It’s 1.30am in a bare-bricked, underground room in Farringdon, east London, and a crowd flooded in blue and red LED light has opened out into a huge mosh pit. There’s a delicious moment of tension, then the bass drops. Arms and legs flying, people happily hurl themselves at each other to Chase and Status’ pounding dubstep. If it’s true that death knell is tolling for London’s nightlife, Fabric could hardly have done a better job of proving why that is a crying shame with their sold out reopening.
The iconic venue closed last summer following the deaths of two 18-years-olds who took drugs at the 2,500-person capacity club. Its future, after almost two decades of legendary events in central London, seemed bleak.
The tragic deaths were regarded by some as a scapegoat for plans to sanitise London. The subsequent #saveourculture campaign prompted an outpouring of support from both the public and behemoths of the dance scene, including drum and bass legend Goldie and tech-house DJ Seth Troxler who spoke on national news to support it. Tonight, a new hashtag is being beamed onto the club’s walls: #yousavedfabric.
The re-launch is truly a celebration of UK dance music in all its multicultural, genre and generation-spanning glory. The line-up for this “Friends and Family” re-birth was top secret, but once unveiled the traditional Friday-night schedule of drum and bass and grime felt symbolic. Chase and Status, who cut their teeth at Fabric, reminded the crowd of the dubstep glory-days by harking back to the genre’s foundations in jungle and drum and bass.
As the night progressed, the acts got heavier, darker, and more progressive. DJ Sir Spyro represented the future and arguably the genre of 2016 with dirty grime, while jungle veteran Dillinja stormed through a fast-paced set to a packed Room Two, which stayed full for the relentless, almost industrial, Ed Rush. Sam Binga, meanwhile, presented the most imaginative set, weaving flashes of grime, garage, dance hall and glitchy noise with a throbbing bass.
The MCs SP:MC, Mantmast and Jakes, the unsung heros of dub-influenced electronic music, made the night all the more authentically “UK”. The message was clear: these genres that often spill into the mainstream wouldn’t be thriving without venues like Fabric.
And the content, eclectic and unpretentious, crowd only goes to show how influential and cherished Fabric was, and now continues to be.

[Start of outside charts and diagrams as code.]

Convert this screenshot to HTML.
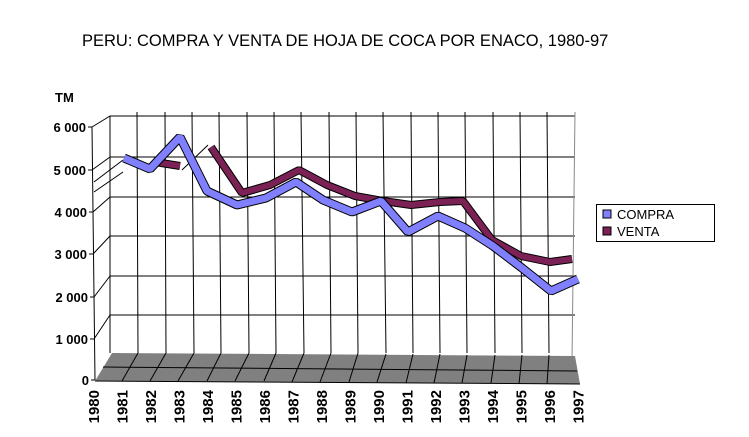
<!DOCTYPE html><html><head><style>body{margin:0;background:#fff}svg{display:block}text{font-family:"Liberation Sans",Arial,sans-serif;font-size:12px;font-weight:bold}</style></head><body>
<svg width="749" height="437" viewBox="0 0 749 437">
<text x="82" y="46" style="font-weight:normal;font-size:16.5px">PERU: COMPRA Y VENTA DE HOJA DE COCA POR ENACO, 1980-97</text>
<text x="55" y="102" style="font-size:13px">TM</text>
<g stroke="#000" stroke-width="1" fill="none">
<line x1="110" y1="116" x2="575" y2="116"/>
<line x1="110" y1="157" x2="575" y2="157"/>
<line x1="110" y1="197" x2="575" y2="197"/>
<line x1="110" y1="236" x2="575" y2="236"/>
<line x1="110" y1="276" x2="575" y2="276"/>
<line x1="110" y1="315" x2="575" y2="315"/>
<line x1="110" y1="116" x2="110" y2="353"/>
<line x1="92" y1="127" x2="95" y2="380"/>
<line x1="92" y1="127" x2="110" y2="116"/>
<line x1="92" y1="170" x2="110" y2="157"/>
<line x1="93" y1="212" x2="110" y2="197"/>
<line x1="93" y1="254" x2="110" y2="236"/>
<line x1="94" y1="297" x2="110" y2="276"/>
<line x1="94" y1="339" x2="110" y2="315"/>
<line x1="88" y1="127" x2="92" y2="127"/><line x1="88" y1="170" x2="92" y2="170"/><line x1="89" y1="212" x2="93" y2="212"/><line x1="89" y1="254" x2="93" y2="254"/><line x1="90" y1="297" x2="94" y2="297"/><line x1="90" y1="339" x2="94" y2="339"/><line x1="91" y1="380" x2="95" y2="380"/>
</g>
<line x1="575" y1="112" x2="572" y2="360" stroke="#888"/>
<g stroke="#000" stroke-width="1">
<line x1="137" y1="112" x2="138" y2="353"/><line x1="165" y1="112" x2="166" y2="353"/><line x1="192" y1="112" x2="194" y2="353"/><line x1="219" y1="112" x2="221" y2="353"/><line x1="247" y1="112" x2="249" y2="353"/><line x1="274" y1="112" x2="276" y2="353"/><line x1="301" y1="112" x2="304" y2="353"/><line x1="329" y1="112" x2="331" y2="353"/><line x1="356" y1="112" x2="358" y2="353"/><line x1="383" y1="112" x2="386" y2="353"/><line x1="411" y1="112" x2="413" y2="353"/><line x1="438" y1="112" x2="440" y2="353"/><line x1="465" y1="112" x2="467" y2="353"/><line x1="493" y1="112" x2="495" y2="353"/><line x1="520" y1="112" x2="522" y2="353"/><line x1="547" y1="112" x2="549" y2="353"/>
</g>
<polygon points="112,353 575,356 580,384 95,381" fill="#808080"/>
<g stroke="#000" stroke-width="1">
<line x1="103" y1="367" x2="577" y2="371"/>
<line x1="95" y1="381" x2="580" y2="384"/>
<line x1="138" y1="353" x2="122" y2="381"/><line x1="166" y1="353" x2="150" y2="381"/><line x1="194" y1="353" x2="178" y2="381"/><line x1="221" y1="353" x2="207" y2="381"/><line x1="249" y1="353" x2="235" y2="381"/><line x1="276" y1="353" x2="264" y2="381"/><line x1="304" y1="353" x2="292" y2="382"/><line x1="331" y1="353" x2="320" y2="382"/><line x1="358" y1="353" x2="349" y2="382"/><line x1="386" y1="354" x2="377" y2="382"/><line x1="413" y1="354" x2="406" y2="383"/><line x1="440" y1="354" x2="434" y2="383"/><line x1="467" y1="355" x2="462" y2="383"/><line x1="495" y1="355" x2="491" y2="383"/><line x1="522" y1="355" x2="519" y2="384"/><line x1="549" y1="355" x2="547" y2="384"/>
</g>
<g stroke="#000" stroke-width="1" fill="none">
<polyline points="94,182 123,160"/><polyline points="94,192 123,172"/>
<polyline points="150,168 178,136"/><polyline points="182,170 208,145"/>
<polyline points="462,201 490,238"/>
</g>
<polyline points="155,162 180,166" fill="none" stroke="#000" stroke-width="8"/>
<polyline points="155,162 180,166" fill="none" stroke="#7b2155" stroke-width="6"/>
<polyline points="211,147 242,193 270,185 299,170 327,185 355,196 383,201 411,205 440,202 463,201 492,240 521,256 550,262 572,259" fill="none" stroke="#000" stroke-width="8" stroke-linejoin="bevel"/>
<polyline points="211,147 242,193 270,185 299,170 327,185 355,196 383,201 411,205 440,202 463,201 492,240 521,256 550,262 572,259" fill="none" stroke="#7b2155" stroke-width="6" stroke-linejoin="bevel"/>
<polyline points="124,158 150,169 180,137 207,191 237,205 266,198 296,182 323,200 352,212 381,201 408,232 438,216 465,228 493,246 522,268 551,291 578,279" fill="none" stroke="#000" stroke-width="9" stroke-linejoin="bevel"/>
<polyline points="124,158 150,169 180,137 207,191 237,205 266,198 296,182 323,200 352,212 381,201 408,232 438,216 465,228 493,246 522,268 551,291 578,279" fill="none" stroke="#8080ff" stroke-width="7" stroke-linejoin="bevel"/>
<g text-anchor="end">
<text x="86" y="132" style="font-size:13px">6 000</text><text x="86" y="175" style="font-size:13px">5 000</text><text x="87" y="217" style="font-size:13px">4 000</text><text x="87" y="259" style="font-size:13px">3 000</text><text x="88" y="302" style="font-size:13px">2 000</text><text x="88" y="344" style="font-size:13px">1 000</text><text x="89" y="385" style="font-size:13px">0</text>
</g>
<g>
<text transform="translate(99,390) rotate(-90)" text-anchor="end" style="font-size:15px">1980</text>
<text transform="translate(127.5,390) rotate(-90)" text-anchor="end" style="font-size:15px">1981</text>
<text transform="translate(156,390) rotate(-90)" text-anchor="end" style="font-size:15px">1982</text>
<text transform="translate(184.5,390) rotate(-90)" text-anchor="end" style="font-size:15px">1983</text>
<text transform="translate(213,390) rotate(-90)" text-anchor="end" style="font-size:15px">1984</text>
<text transform="translate(241.5,390) rotate(-90)" text-anchor="end" style="font-size:15px">1985</text>
<text transform="translate(270,390) rotate(-90)" text-anchor="end" style="font-size:15px">1986</text>
<text transform="translate(298.5,390) rotate(-90)" text-anchor="end" style="font-size:15px">1987</text>
<text transform="translate(327,390) rotate(-90)" text-anchor="end" style="font-size:15px">1988</text>
<text transform="translate(355.5,390) rotate(-90)" text-anchor="end" style="font-size:15px">1989</text>
<text transform="translate(384,390) rotate(-90)" text-anchor="end" style="font-size:15px">1990</text>
<text transform="translate(412.5,390) rotate(-90)" text-anchor="end" style="font-size:15px">1991</text>
<text transform="translate(441,390) rotate(-90)" text-anchor="end" style="font-size:15px">1992</text>
<text transform="translate(469.5,390) rotate(-90)" text-anchor="end" style="font-size:15px">1993</text>
<text transform="translate(498,390) rotate(-90)" text-anchor="end" style="font-size:15px">1994</text>
<text transform="translate(526.5,390) rotate(-90)" text-anchor="end" style="font-size:15px">1995</text>
<text transform="translate(555,390) rotate(-90)" text-anchor="end" style="font-size:15px">1996</text>
<text transform="translate(583.5,390) rotate(-90)" text-anchor="end" style="font-size:15px">1997</text>
</g>
<rect x="596.5" y="204.5" width="118" height="37" fill="#fff" stroke="#000"/>
<rect x="603" y="210" width="8" height="8" fill="#8080ff" stroke="#000"/>
<text x="617" y="219" style="font-weight:normal;font-size:13px">COMPRA</text>
<rect x="603" y="227" width="8" height="8" fill="#7b2155" stroke="#000"/>
<text x="617" y="236" style="font-weight:normal;font-size:13px">VENTA</text>
</svg>
</body></html>
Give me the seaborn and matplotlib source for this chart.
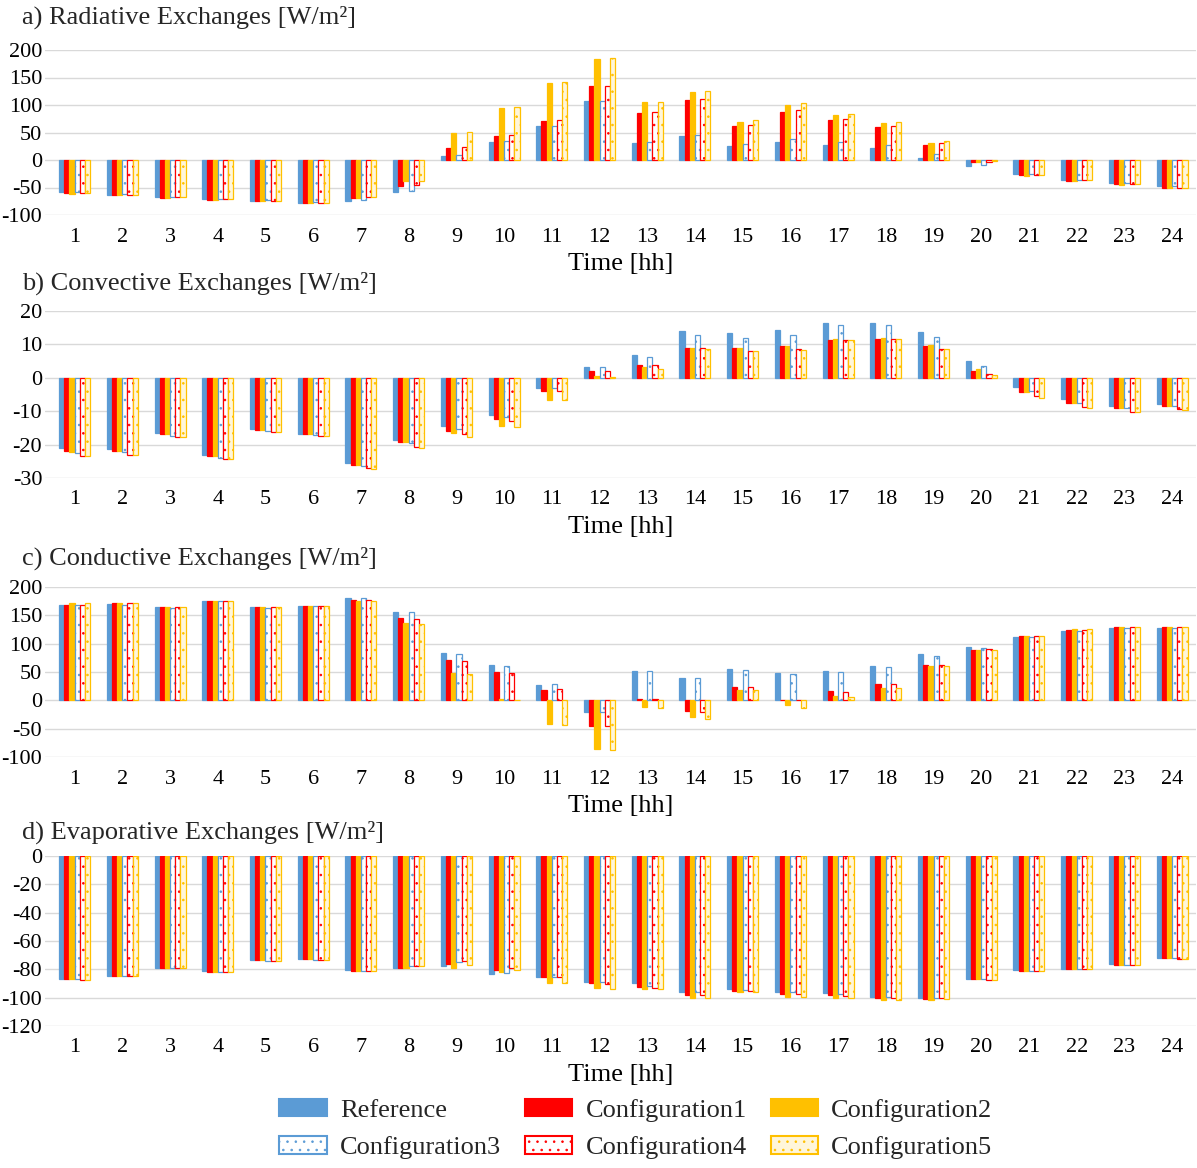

There are as many fresh-faced students in ironically ‘90s throwback clothing as there are receding hairlines, crows' feet and dad bods, dancing and waving their arms in half time.
Among the crowd is Lauren from London, who has been visiting Fabric since she 18. Now 26, she has returned to to celebrate its relaunch of a space where she says she has always felt safe and free. “As a woman, it’s great to come to a place where you don’t feel harassed,” she says, adding that despite charges that the club had an issue with drug culture, she prefers it to bars elsewhere in the capital filled with “men in suits doing coke”.
Melvin Boone, 24, is here from his native Netherlands, where he signed the petition to save the club in the summer. While he - like many other revellers - had wished for a line-up of techno and house which the club is also famed for, he’s in good spirits at 5am. Asked if the event has lived up to his expectations, he replies: “My friend and I said we have to come here when we visit London. Fabric is so famous, and it is been amazing. Everyone is friendly and the atmosphere is great”.
But one universal complaint is how security has been ramped up. Like others, Melvin felt that the pat-downs and bag searches were excessive. Another club-goer who didn’t want to be named said it felt like it was to underline the zero-tolerance drug policy. Although after the deaths, the new welfare tent certainly doesn’t seem to be doing any harm.
Still, other than a few grumbles, at 7am the remaining pocket of the crowd is still excited, galvanized, and far from ready to let London’s mecca to underground music slip away.